In the latter days of June, Cousin John helped us to mow, tedd and bale 127 small round bales of hay of around 35kgs each.
In the 1940’s we were surrounded by small farms and colliery-tips, and local farmers and schools liaised for us children to spend three weeks each year helping with crop harvesting.. The young men were at war and so old men and women led the horses pulling the mowing machine through the grass prior to it being raked and spread to dry.
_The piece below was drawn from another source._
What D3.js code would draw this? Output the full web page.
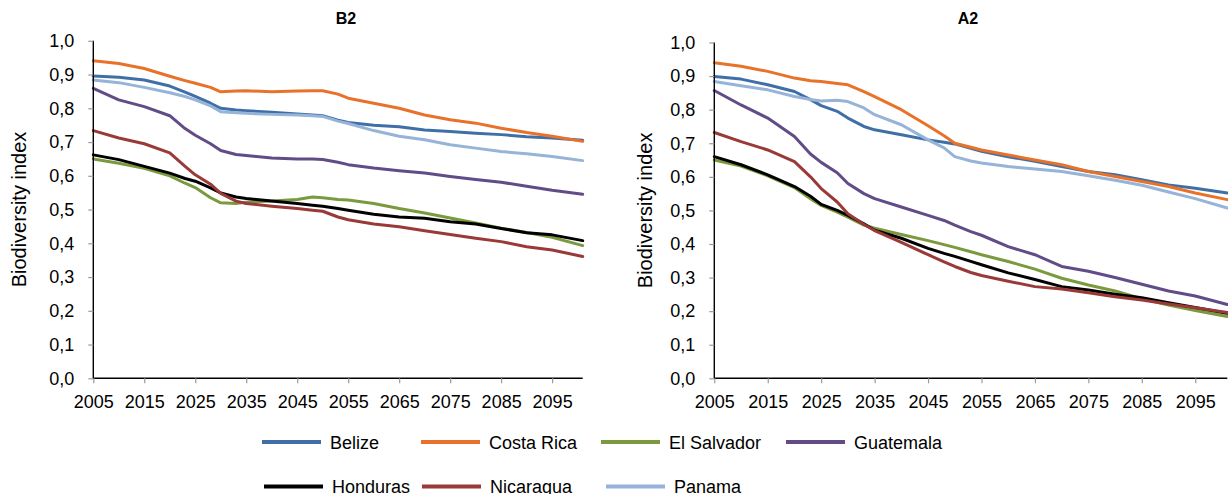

The next job was for adults and bigger children to use two pronged ‘Pitch Forks’ and rake and pitch the hay onto a special cart with extended front and back boards. When full, it was pulled to a site for the haystack. Sometimes boards were placed across staddle stones to form a base for the stack but often the base was hard earth. Pitchforks built the stack (also known as a Rick) and a sloping roof of straw, bracken or whatever could be used as a thatch, was completed by a man on top of a ladder. Hay should be no more than 13% moisture, or it could spontaneously combust. I remember such a conflagration on Adlington’s farm. In the 1940’s few farms had sufficient buildings for storing hay and so losses were high due to weather and rodents. When war ended many military buildings were quickly re-purposed for farm use.
Arthur had 18 dairy cows with a few fields of hay, turnips, and potatoes but his home and farmyard adjoined Ken Sweetmore’s butcher’s shop with its door in a wall, through which bullocks passed to slaughter on their way to our zero-food-miles wartime minced-meat ration of 227 grammes, per adult per week.
Nowadays, haymaking is easier with our Polish made small round baler. Britain does not have the engineering skills or facilities to build this kind of equipment anymore. In the 1960’s accountants discovered that making money by selling insurance, and ‘intellectual’ services around the world was easier than making things in Britain, in fact Harold Wilson, PM at the time said; “Britain has industrialised on the textile industry, and so we should let 3rd world countries do the same. Consequently, government and banks decided that money was better invested abroad than in Britain. What was not said was that thousands of engineering companies who made the machines that made the products and the knitting elements such as needles & sinkers, plus the tool maker and instrument maker work also went abroad.
55 years later we still wear clothes and have cloth-based products such as upholstery, curtains, carpets, and bedding, but the folks making them live abroad. Fewer than a million Britons now produce textiles products, but they do so on machines made elsewhere. Was Mr Wilson right?
There is no doubt that today’s Britons have more money than our grandparents. We have more ‘things’ and can travel more widely. We access data as well as opinion flaunted as knowledge on-line, and the need for physical work has diminished. So, what is there not to like? Readers can make their own list, but I will ask a question rarely raised by our leaders as they set a course for our nation.. What is the highest ‘good’ that an individual should strive for, and what, if any, role does the State play in helping us attain it?
I am sure that at the philosophical, psychological, social and theological level the ‘Highest Good’ includes the words ‘Worship your creator, and treat others as you want to be treated.’ (Both the Old and New Testament give us these two leading principles)
Behind the first set of words lies the concept of personal humility, and the gratitude which follows our admission and submission that we are not as clever or virtuous as we might think.
Secondly, to love our neighbour as ourselves means we should act in their interest and not our own. This involves a kind of personal sacrifice. To judge them in any way would be to claim a moral advantage for ourselves, but when we do that, we negate the humility inherent in our submission to a higher being.
This reasoning is behind the saying that, “Even if you do not believe in God, it is best for you psychologically and everyone else socially, that you act as though there were a God.”
Any reader who has fully grasped this conceptual nettle: will know how sharp is the sting, but how sure is the cure.